LIMA, 10 Aug 2021:
The “Wall of Shame” which separates the impoverished Pamplona Alta suburb from the opulence of the Las Casuarinas neighbourhood in Peru’s capital city Lima, has turned into a source of water for families living in extreme poverty.
The controversial wall, 10km-long and 3m-tall, was built to prevent the poverty-stricken settlements from advancing into the wealthy neighbourhood of Surco, and has become one of the most iconic images to represent inequality in Latin America.
On one side of the wall lie some of Lima’s most luxurious homes while human settlements live in extreme poverty and with no water supply on the other side.
But thanks to an initiative by NGO Movimiento Peruanos Sin Agua – which designed an ingenious system of “fog catchers” along the wall – the concrete barrier is turning into something more than just a wall of shame.
“The idea is to take advantage of the wall, which separates the rich from the poor, so that it can be useful (…) We are giving free and drinkable water from the sky,” said industrial engineer Abel Cruz, president of the NGO Movimiento Peruanos Sin Agua.
The 23 fog catchers along the wall capture the humidity that covers the hills of southern Lima on winter mornings – by collecting and condensing the air-lade moisture, which is liquefied into water and poured through gutters to be stored in large tanks.
Each of the fog catchers use two poles that support a 20 sqm nylon mesh with small holes. These nets, which can be purchased at a hardware store, collect between 200 and 400 litres of water per day, said Cruz.
On days of dense fog, up to 9,000 litres of water can be collected, which supplies some 40 families in the village.
The method is practical, simple and inexpensive, explained Cruz, who came up with the idea 20 years ago when he left his native region of Cusco and came to Lima, where he lived in a human settlement deprived of water.
The lack of access to water affects more than half a million people in the Peruvian capital, which is the second largest desert city in the world, only behind Cairo.

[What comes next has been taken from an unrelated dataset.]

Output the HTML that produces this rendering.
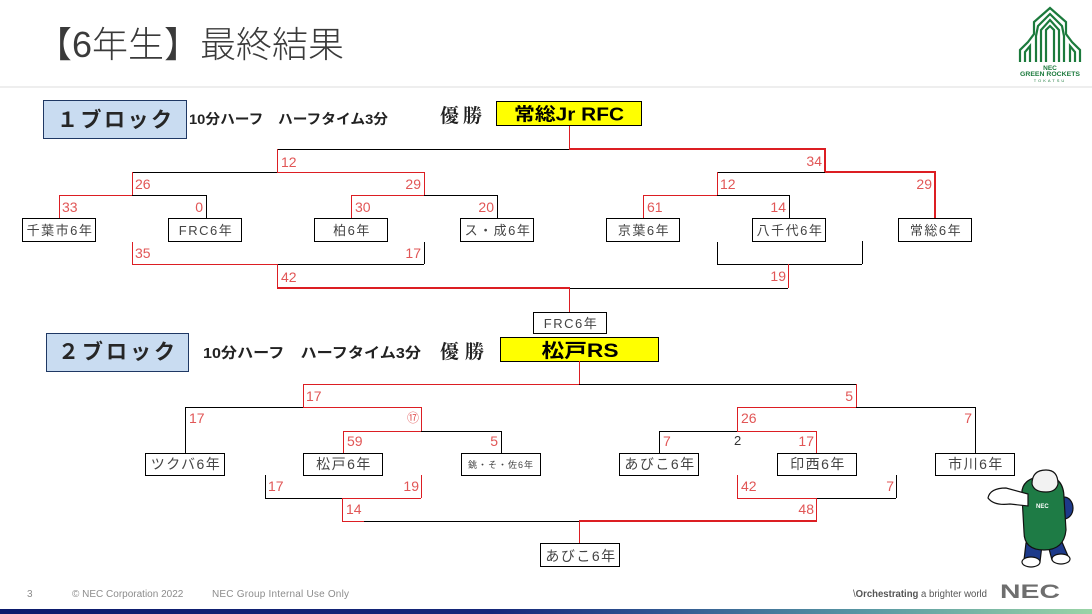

Justina Flores, resident on the poor side of the wall, would have to pay some 30 soles (US$7.50) to fill a 1,100 litre tank of water. It would last her family of four just about one week.
But thanks to the fog catchers, Flores no longer needs to rely on the “aguatero,” the water truck, that sometimes cannot reach the houses at the top of the hill.
Now, the 49-year-old woman only has to climb some 20 steps to reach the tanks of water where she can take bucketfuls that will last her family much longer.
The Movimiento Peruanos Sin Agua began working with fog catchers in different parts of Lima in 2010, even though it only received funding for it in 2012.
Although the first steps were taken in the capital, with the support of national and international foundations, the group has already managed to place thousands of fog catchers in other areas of the country, such as the southern regions of Arequipa and Ica, which also suffer from lack of water supply.